Kein Einzelfall – eine polnische Schuldnerin lieh sich vor vielen Jahren rund 125 Euro und muss jetzt einige zehntausend Euro zurückzahlen. Vor Gericht verlor Frau Helena und der Gesetzgeber schaut zu – und sie steht nicht alleine da.
Kurioses kennt man aus jedem Land, deswegen ist es so schwer, den aufgeklärten Medienmenschen zu überraschen. Doch manchmal geschieht das – und dann handelt es sich um Lichtblicke der Medien.
So ein Augenblick schafften die Hauptnachrichten des polnischen Senders tvn am letzten Samstag. Zwar war das an diesem Abend Gesendete für den durchschnittlichen Polen eher normal – man kennt das eigene Land -, doch der ausländischer Beobachter kam aus dem Staunen nicht mehr heraus. Berichtet wurde von einer älteren Frau, die vor Jahren einen Kurzzeitkredit aufnahm. Nichts ungewöhnliches bisher. Doch der Kredit war mit einem Zinssatz von 9 Prozent belegt – pro Tag.
Frau Helena, wie sie von den Medien genannt wird, hatte vor einigen Jahren 500 Zloty (rund 125 Euro) von einem privaten Kreditunternehmen geliehen. Die Bedingungen sahen vor, dass der Betrag innerhalb von 30 Tagen zurückgezahlt wird. Jeder nachfolgende Tag wird mit einem Strafzins von 9 Prozent belegt.
Als Witwe mit Kindern gestaltet sich das Leben in Polen nicht einfach: Von Zahlungen, wie sie das deutsche soziale Sicherungssystem bereitstellt, können Polen nur träumen. Am Hungertuch nagend hangelte sich die alleinstehende Mutter von einem Kredit zum anderen. Diesen Kurzzeitkredit wollte die Frau in Raten abbezahlen. Von dem Strafzins erfuhr sie erst nach einigen Monaten, doch da war die Rückzahlsumme schon erheblich angewachsen.
Die Politik schaut zu
Heute nun beträgt die Summe der Rückzahlung 185.000 Zloty (ca. 47.000 Euro), von der Sie schon 35.000 Zloty (ca. 9.000 Euro) zurückgezahlt hat. Gerichtlich ist Frau Helena gegen das Kreditunternehmen vorgegangen. Doch der Vertrag wurde vor Gericht bestätigt, da sie diesen einige Zeit vor Einführung eines Gesetzes gegen Wucherzins abschloss. Vielmehr wächst die Kreditsumme weiter von Tag zu Tag. Wenn nichts passiert, wird sie am Ende ihres Lebens wohl einige Millionen oder Milliarden an Euro Schulden ihr Eigen nennen dürfen. Aktuell werden vom Gerichtsvollzieher 800 Zloty (ca. 200 Euro) im Monat gepfändet – ein hoher Betrag für die Schuldnerin, die ihren Lohn als Reinigungskraft verdient.

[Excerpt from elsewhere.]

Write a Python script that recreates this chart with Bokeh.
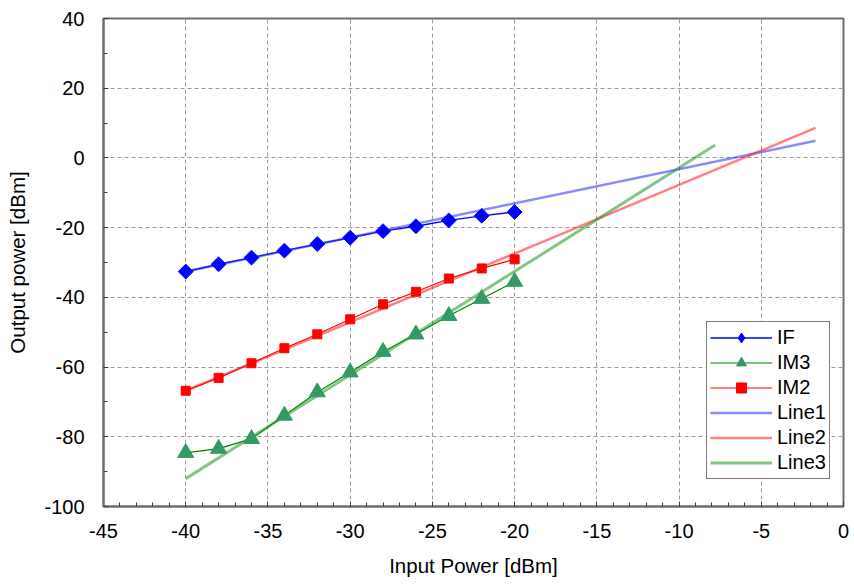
import math
from bokeh.plotting import figure
from bokeh.models import Range1d, FixedTicker, Legend, LegendItem, CustomJSTickFormatter
from bokeh.embed import file_html
from bokeh.resources import INLINE

# ---- data ----
input_power = [-40, -38, -36, -34, -32, -30, -28, -26, -24, -22, -20]
if_out = [-32.6, -30.5, -28.6, -26.6, -24.7, -22.9, -21.0, -19.6, -17.9, -16.6, -15.5]
im3_out = [-84.6, -83.4, -80.6, -73.9, -67.2, -61.5, -55.6, -50.6, -45.3, -40.4, -35.5]
im2_out = [-66.8, -63.1, -58.9, -54.6, -50.6, -46.3, -42.0, -38.4, -34.6, -31.7, -29.1]

line1_x = [-40, -1.7]
line1_y = [-32.6, 4.9]
line2_x = [-40, -1.7]
line2_y = [-66.8, 8.6]
line3_x = [-40, -7.8]
line3_y = [-92.0, 3.7]

x_ticks = [-45, -40, -35, -30, -25, -20, -15, -10, -5, 0]
y_ticks = [-100, -80, -60, -40, -20, 0, 20, 40]

FONT = "Liberation Sans"

p = figure(width=854, height=585, output_backend="svg", toolbar_location=None,
           x_range=Range1d(-45, 0), y_range=Range1d(-100, 40),
           min_border_left=103, min_border_right=11, min_border_top=18, min_border_bottom=79)
p.background_fill_color = "white"
p.border_fill_color = "white"
p.outline_line_color = "#6e6e6e"
p.outline_line_width = 2

# axes
p.xaxis.ticker = FixedTicker(ticks=x_ticks, minor_ticks=list(range(-45, 1)))
p.yaxis.ticker = FixedTicker(ticks=y_ticks, minor_ticks=list(range(-100, 41, 10)))
fmt = CustomJSTickFormatter(code="return tick.toString();")
for ax in (p.xaxis, p.yaxis):
    ax.formatter = fmt
    ax.axis_line_color = "#6e6e6e"
    ax.axis_line_width = 2
    ax.major_tick_in = 5
    ax.major_tick_out = 0
    ax.minor_tick_in = 4
    ax.minor_tick_out = 0
    ax.major_tick_line_color = "#404040"
    ax.minor_tick_line_color = "#404040"
    ax.major_label_text_font = FONT
    ax.major_label_text_font_size = "20px"
    ax.major_label_text_color = "black"
    ax.axis_label_text_font = FONT
    ax.axis_label_text_font_size = "20.5px"
    ax.axis_label_text_font_style = "normal"
    ax.axis_label_text_color = "black"
p.xaxis.axis_label = "Input Power [dBm]"
p.yaxis.axis_label = "Output power [dBm]"
p.xaxis.major_label_standoff = 17
p.yaxis.major_label_standoff = 19
p.xaxis.axis_label_standoff = 13
p.yaxis.axis_label_standoff = 12

p.xgrid.ticker = FixedTicker(ticks=x_ticks)
p.ygrid.ticker = FixedTicker(ticks=y_ticks)
for g in (p.xgrid, p.ygrid):
    g.grid_line_color = "#9a9a9a"
    g.grid_line_dash = "4 3"
    g.grid_line_width = 1

# series connection lines
if_line = p.line(input_power, if_out, line_color="#0000ff", line_width=1.3)
im3_line = p.line(input_power, im3_out, line_color="#008000", line_width=1.2)
im2_line = p.line(input_power, im2_out, line_color="#ff0000", line_width=1.2)

# fit lines
l1 = p.line(line1_x, line1_y, line_color="#2a2aff", line_width=2.5, line_alpha=0.55)
l2 = p.line(line2_x, line2_y, line_color="#ff1a1a", line_width=2.5, line_alpha=0.55)
l3 = p.line(line3_x, line3_y, line_color="#1f951f", line_width=3, line_alpha=0.55)

# legend swatch for IF (diamond), placed under the first IF marker so it stays hidden
if_proxy = p.scatter(input_power[:1], if_out[:1], marker="diamond", size=10,
                     fill_color="#0000ff", line_color="#0000ff")

# markers
if_m = p.scatter(input_power, if_out, marker="square", angle=math.pi / 4, size=10.5,
                 fill_color="#0000ff", line_color="#0000ff")
im3_m = p.scatter(input_power, im3_out, marker="triangle", size=16,
                  fill_color="#339966", line_color="#339966")
im2_m = p.scatter(input_power, im2_out, marker="square", size=9,
                  fill_color="#ff0000", line_color="#ff0000")

legend = Legend(items=[
    LegendItem(label="IF", renderers=[if_line, if_proxy]),
    LegendItem(label="IM3", renderers=[im3_line, im3_m]),
    LegendItem(label="IM2", renderers=[im2_line, im2_m]),
    LegendItem(label="Line1", renderers=[l1]),
    LegendItem(label="Line2", renderers=[l2]),
    LegendItem(label="Line3", renderers=[l3]),
], location=(603, 27))
legend.label_text_font = FONT
legend.label_text_font_size = "20px"
legend.label_text_color = "black"
legend.glyph_width = 62
legend.glyph_height = 25
legend.label_height = 25
legend.label_standoff = 5
legend.padding = 3
legend.spacing = 0
legend.margin = 0
legend.border_line_color = "black"
legend.border_line_width = 1
legend.background_fill_color = "white"
legend.background_fill_alpha = 1
p.add_layout(legend)

open("out.html", "w").write(file_html(p, INLINE))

Da der Rechtsweg ausgeschlossen scheint, ist Frau Helena für ihr Leben gezeichnet. Und sie ist kein Einzelfall: In polnischen Foren kann man von vielen Menschen lesen, die durch besagte Kurzzeitkredite um hohe Beträge gebracht wurden. Dies ist sicherlich auch ein Zeichen des wilden Kapitalismus nach amerikanischem Vorbild, der in der Transformation in Polen eingeführt wurde. Die Politik scheint sich dafür jedoch nicht zu interessieren.